Aku hanya diam
memandang sesekali. Aku juga heran pada
kejadian ini, mengapa? Apakah ini hanya mimpi disiang bolong, karena tepat saat
ini tengah hari?
Kupijit dan
kucubit tangan kananku. Sakit. Ini bukanlah mimpi. Ini nyata. Namun aku harus
ber-husnudzun, mungkin mereka saudara
tapi mereka tidak mirip, mungkin mereka adik kakak tapi mereka seumuran,
mungkin mereka suami istri tapi apakah semuda itu? kulihat parasnya, sepertinya mereka baru
menginjak umur delapan belas. Tapi mengapa, mengapa dan mengapa.
Aku tergugu
diam. Kulanjutkan dengan obrolan bertema anak-anak sungai Cikapundung yang
nakal mengasyikan. Mereka berkisar antrara kelas 1 SD sampai kelas 4 SD. Kadang
membuatku kesal bukan kepalang, kadang mereka sangat, sangat menyenangkan. Ah, itulah anak-anak, masa kecil yang
penuh dengan suka. Meraka hanya bermain, tertawa, dan sedikit belajar. Senangnya
jadi anak-anak.
Suasana di dalam
angkot ini lumayan riuh. Parau suara dua orang yang “mesra.” Hatiku hanya
dengki dan marah. Aku berkali-kali berpikir positif tapi tidak mempan menahan
seruakan pikiran negatif. Aku hanya curiga. Curiga akan kelakuannya. Berhijab,
menutup aurat, berpakaian longgar, namun bergandengan tangan dengan lelaki yang
entah itu siapa.
Mereka makin
asyik dengan candaannya. Padahal semua kursi penuh. Tepat, waktu itu, aku
ditemai dengan dua orang teman, panggil saja Indra dan Bima, yang sama dari
sekolah alam Cikapundung. Seperti mereka kami juga tertawa dengan beda tema
pembicaraan. Kami berbicara tentang kekonyolan yang kami lakukan dan
sikap-sikap anak-anak kepada kami, di Sekolah Alam Cikapundung itu.
Disela-sela itu,
hatiku terpukul hebat. Otakku berpikir yang tidak-tidak—bukan pikiran kotor. Meraka
saling menepak, menselonjorkan kaki bersama, dan menatap nikmat. Berdua. Apakah
mereka tidak malu dengan kami bertiga yang ada disampinya. Sekali lagi ku
tegaskan mereka masih remaja di usia yang sama, entah mahasiswa semester
pertama atau anak SMA.
Namun ada hikmah
yang dapat kuambil. Ternyata antara pakaian dan perbuatan adalah sesuatu yang
beda. Pakaian tidak mencerminkan perbuatan dan begitu juga sebaliknya. Pakaian syari’

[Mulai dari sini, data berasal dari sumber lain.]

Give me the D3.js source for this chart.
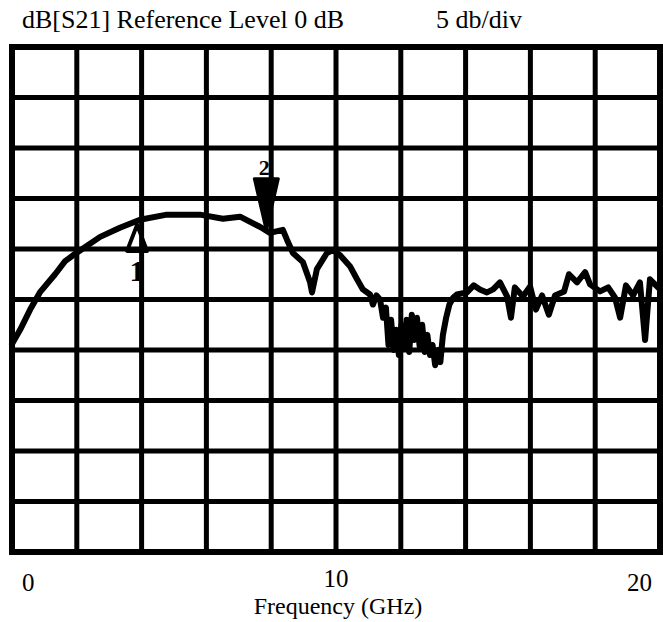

belum tentu berakhlak mulia dan yang berakhlak mulia tidak harus berpakaian syari’,
keduanya terpisah. Namun yang menjadi salah. Menjustifikasi pakaian dengan
perbuatan dengan mengatakan” so suci, so
alim”, “ngapain pakaian bagus--syari’—tapi
akhlaknya buruk.” Dengarlah akhwat
pakaian adalah kewajiban yang sudah baku tertera dalam kitab suci dan Hadis Nabi.
Menutup aurat adalah perkara yang tak bisa ditawar-tawar. Menutup aurat dengan
menutup hati adalah beda, yang keduanya harus dilakukan. Perbuatan adalah cermin
sikap dan karakter. Perbuatan dan pakaian bagusnya dibangun bersama agar
totalitas dalam beribadah. Tapi, memakai pakaian syari’ wajib walau prilaku tidak
baik. Inilah dilematika hidup. Mungkin mereka hilap, aku menyimpulakan.
Tepat di Panorama,
dekat gang ojek, kami bertiga turun dan begitu juga dengan mereka. Aku mengucapkan
salam kepada salah seorang sahabatku, Indra.

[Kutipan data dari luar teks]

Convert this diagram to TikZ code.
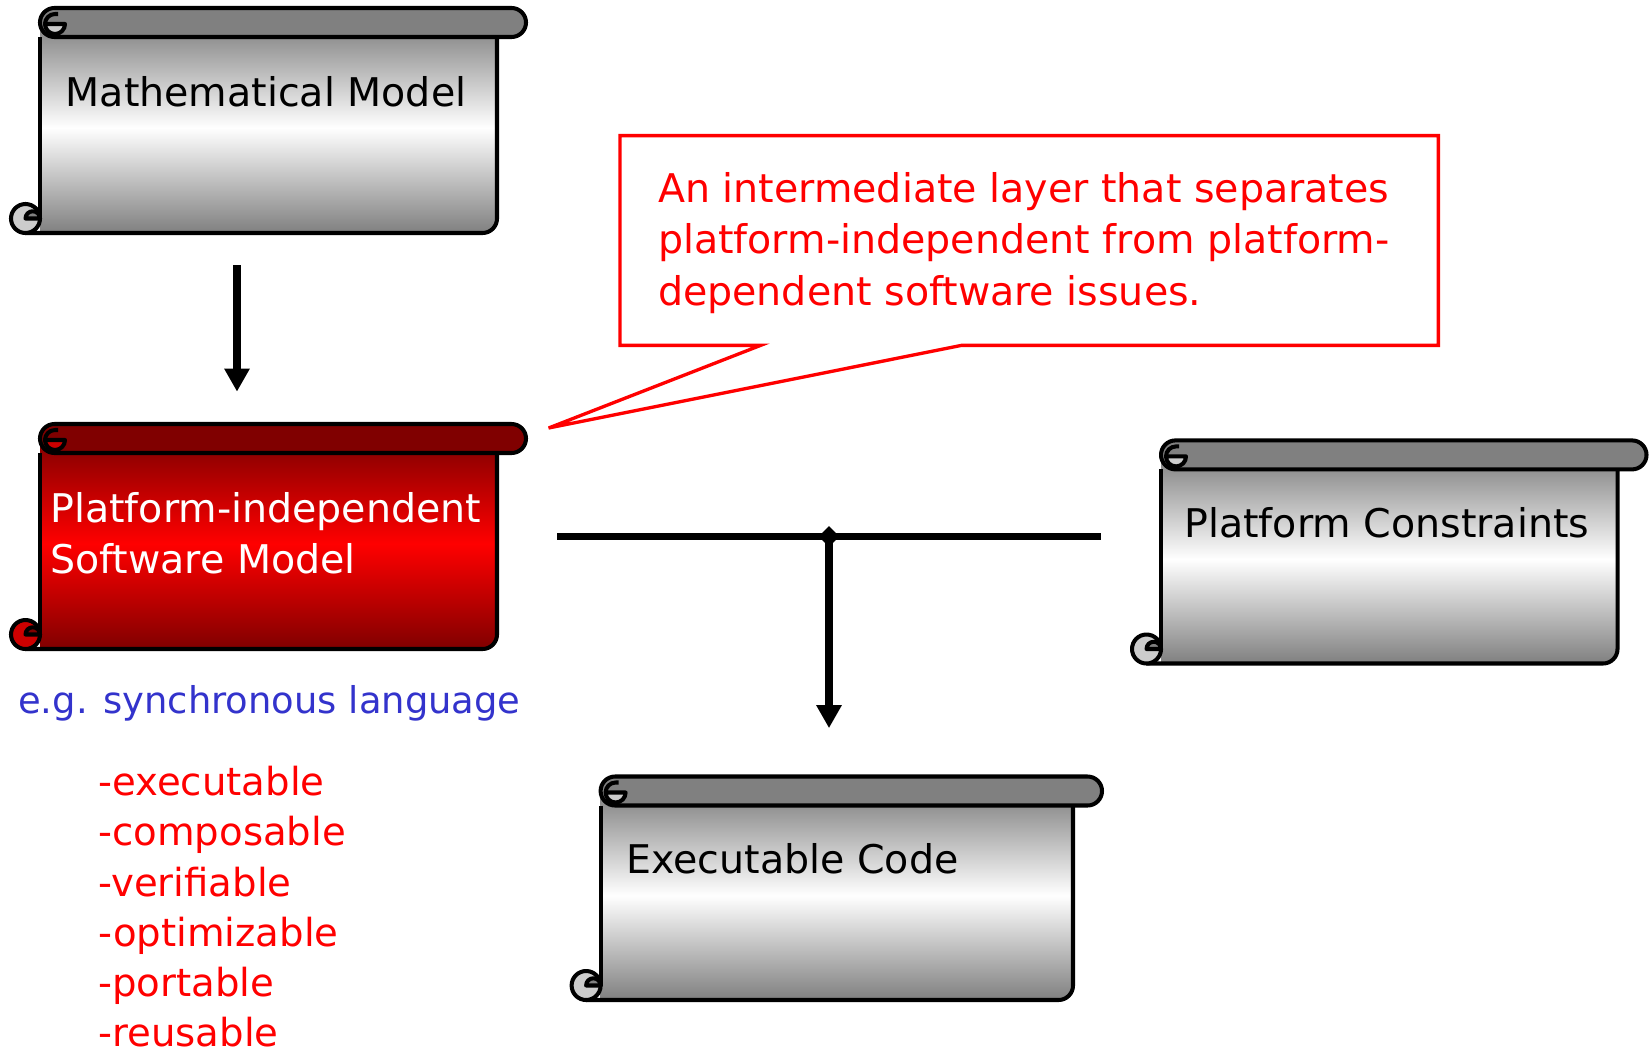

Aku dan Bima kemudian berjalan pelan menuju toko alat tulis. Aku hanya
tersenyum dan melihat kedepan dengan obrolan lanjutan dari sisa angkot. Mereka telah
menghilang, pergi, dan aku tak peduli. Semoga Allah menyadarkan mereka jika
mereka berbuat seperti yang kuduga. Jika dugaanku salah semoga Allah memaafkan
dan menyadarkan aku yang telah salah mengira meraka: suudzon.